Zusammenfassend ergibt sich so ein durch und durch düsteres Bild: Engagement bleibt nach wie vor in vielen Orten aus oder wird durch den Staat behindert (Stichwort: Extremismusklausel), rechtsextreme Gewalt wird oft verharmlost – sowohl von der Zivilgesellschaft als auch von den Behörden – und nach dem NSU scheinen viele rechten Terror zukünftig für ganz und gar unmöglich zu halten. Gerade bei den Behörden zeigt sich zudem eine Gleichgültigkeit oder aber eine vollkommene Ignoranz gegenüber rechtsextremen Taten und Erscheinungen. Dass dies bereits vor dem NSU so war, ist schlimm genug. Dass sich dies aber auch nach der NSU-Selbstenttarnung fortsetzt, ist schlichtweg ein Desaster.
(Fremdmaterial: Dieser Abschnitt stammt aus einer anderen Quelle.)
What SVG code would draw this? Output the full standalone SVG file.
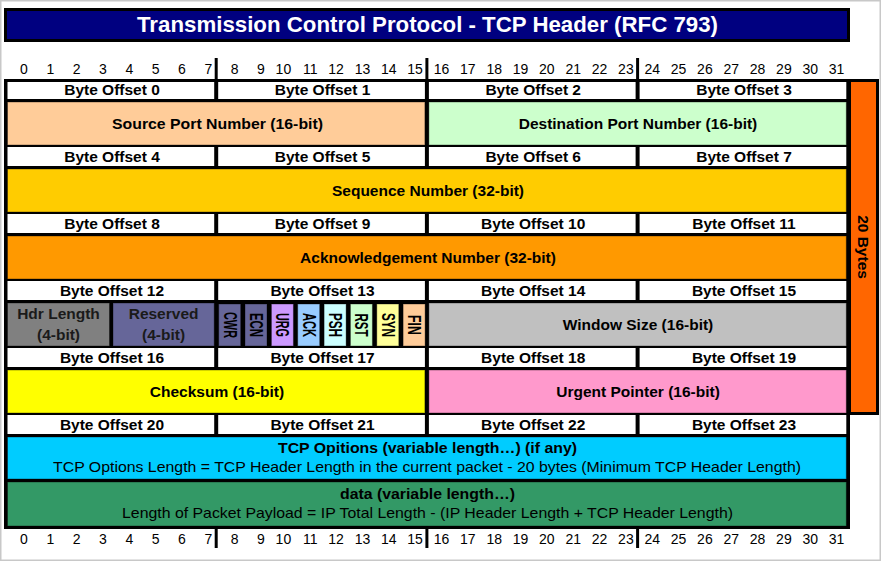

Neonazismus ist eine immense Gefahr – insbesondere für all diejenigen, die nicht in das Weltbild der Rechtsextremisten passen. Dieser Fakt muss endlich anerkannt werden – und dementsprechende Handlungen müssen folgen.

Und die ganzen Maßnahmen, die die Politik bisher eingeleitet hat, sind vielleicht ein Anfang, mehr aber auch nicht. Darauf darf man sich keineswegs ausruhen, es müssen weitere Schritte folgen. Insbesondere eine Sensibilisierung der Polizei bezüglich rechtsextremer Taten wäre dringend erforderlich. Noch viel wichtiger ist aber etwas anderes: das Vertrauen in die Leute, die tagein, tagaus für Demokratie kämpfen. Denn wie sagte schon Peter Ohlendorf, Autor und Regisseur des Films „Blut muss fließen – Undercover unter Nazis“: „Die Zivilgesellschaft muss die Demokratie selbst in die Hand nehmen und sie jeden Tag aufs neue Verteidigen.“ Und eben die Zivilgesellschaft ist auch gefragt – und muss handeln, denn: „Es gibt jetzt keine Ausreden mehr“, schrieb kürzlich Miriam Lau auf ZEIT ONLINE im Bezug auf Engagement gegen Neonazis – und brachte es damit auf den Punkt!